TASK DIRECTIONS >> Retype only what runs from the beginning of the data through the line with "plt.rcParams['mathtext.bf'] = 'Liberation"; please omit the pictures and keep every line exact.
─── RECORDED DATA
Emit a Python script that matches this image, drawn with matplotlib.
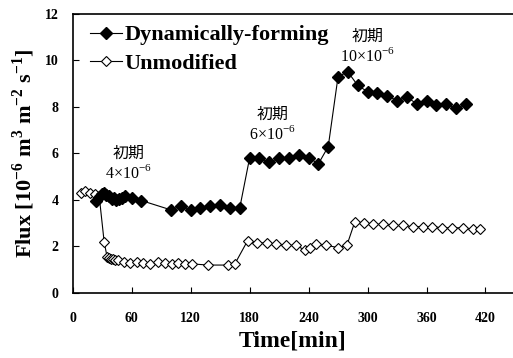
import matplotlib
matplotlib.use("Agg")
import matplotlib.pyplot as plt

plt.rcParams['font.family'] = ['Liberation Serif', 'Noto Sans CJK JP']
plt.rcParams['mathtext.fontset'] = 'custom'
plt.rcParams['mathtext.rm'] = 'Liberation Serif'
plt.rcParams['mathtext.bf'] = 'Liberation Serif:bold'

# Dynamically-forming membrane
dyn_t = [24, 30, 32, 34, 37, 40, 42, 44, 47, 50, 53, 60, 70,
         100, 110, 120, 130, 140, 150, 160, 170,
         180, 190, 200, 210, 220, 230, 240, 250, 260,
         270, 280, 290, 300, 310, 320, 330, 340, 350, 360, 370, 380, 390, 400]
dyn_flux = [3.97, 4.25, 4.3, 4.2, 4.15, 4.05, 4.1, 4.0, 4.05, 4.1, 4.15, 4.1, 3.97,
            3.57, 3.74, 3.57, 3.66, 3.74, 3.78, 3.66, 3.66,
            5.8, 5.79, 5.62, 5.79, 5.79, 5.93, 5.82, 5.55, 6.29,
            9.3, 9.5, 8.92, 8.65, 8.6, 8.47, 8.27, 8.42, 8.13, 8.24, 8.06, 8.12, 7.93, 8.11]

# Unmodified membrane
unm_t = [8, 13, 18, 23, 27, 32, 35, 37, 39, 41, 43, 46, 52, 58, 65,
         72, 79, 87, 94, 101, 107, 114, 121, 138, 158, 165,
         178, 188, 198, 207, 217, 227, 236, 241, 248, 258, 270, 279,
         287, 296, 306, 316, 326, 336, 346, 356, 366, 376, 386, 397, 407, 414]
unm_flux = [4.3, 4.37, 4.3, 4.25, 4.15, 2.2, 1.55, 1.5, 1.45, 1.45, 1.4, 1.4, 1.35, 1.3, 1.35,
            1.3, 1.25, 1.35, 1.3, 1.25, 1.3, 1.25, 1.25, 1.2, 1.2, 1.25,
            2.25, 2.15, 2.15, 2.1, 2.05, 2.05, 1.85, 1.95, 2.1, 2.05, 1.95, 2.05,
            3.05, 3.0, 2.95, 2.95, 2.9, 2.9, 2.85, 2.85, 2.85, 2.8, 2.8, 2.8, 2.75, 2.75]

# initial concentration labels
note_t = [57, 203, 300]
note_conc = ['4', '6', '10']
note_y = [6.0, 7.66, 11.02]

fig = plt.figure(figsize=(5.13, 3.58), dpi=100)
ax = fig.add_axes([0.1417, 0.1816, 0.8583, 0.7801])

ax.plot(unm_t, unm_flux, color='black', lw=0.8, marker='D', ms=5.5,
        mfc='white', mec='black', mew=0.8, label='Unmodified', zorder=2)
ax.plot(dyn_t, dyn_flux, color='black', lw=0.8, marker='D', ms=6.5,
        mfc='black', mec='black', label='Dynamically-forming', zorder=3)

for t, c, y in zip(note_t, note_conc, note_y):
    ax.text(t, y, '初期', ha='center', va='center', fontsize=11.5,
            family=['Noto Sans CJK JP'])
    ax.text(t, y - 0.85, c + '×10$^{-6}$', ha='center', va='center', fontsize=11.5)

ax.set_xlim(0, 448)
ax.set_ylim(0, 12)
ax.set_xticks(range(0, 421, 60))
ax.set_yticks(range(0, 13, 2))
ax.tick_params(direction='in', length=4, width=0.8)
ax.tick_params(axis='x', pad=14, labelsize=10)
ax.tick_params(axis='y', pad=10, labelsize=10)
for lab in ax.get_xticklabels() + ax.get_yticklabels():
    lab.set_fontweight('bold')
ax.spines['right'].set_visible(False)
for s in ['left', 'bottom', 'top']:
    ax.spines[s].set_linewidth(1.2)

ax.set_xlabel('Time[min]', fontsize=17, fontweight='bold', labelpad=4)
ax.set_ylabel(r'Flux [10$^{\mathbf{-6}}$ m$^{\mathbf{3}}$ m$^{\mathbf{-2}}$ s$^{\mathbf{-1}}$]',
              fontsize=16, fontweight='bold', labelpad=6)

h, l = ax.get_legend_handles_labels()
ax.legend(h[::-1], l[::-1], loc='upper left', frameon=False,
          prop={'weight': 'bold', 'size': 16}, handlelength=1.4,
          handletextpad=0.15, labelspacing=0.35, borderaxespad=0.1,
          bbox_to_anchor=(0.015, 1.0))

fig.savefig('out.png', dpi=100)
──────
ANSWER FOR THIS EXERCISE >>
Emit a Python script that matches this image, drawn with matplotlib.
import matplotlib
matplotlib.use("Agg")
import matplotlib.pyplot as plt

plt.rcParams['font.family'] = ['Liberation Serif', 'Noto Sans CJK JP']
plt.rcParams['mathtext.fontset'] = 'custom'
plt.rcParams['mathtext.rm'] = 'Liberation Serif'
plt.rcParams['mathtext.bf'] = 'Liberation Serif:bold'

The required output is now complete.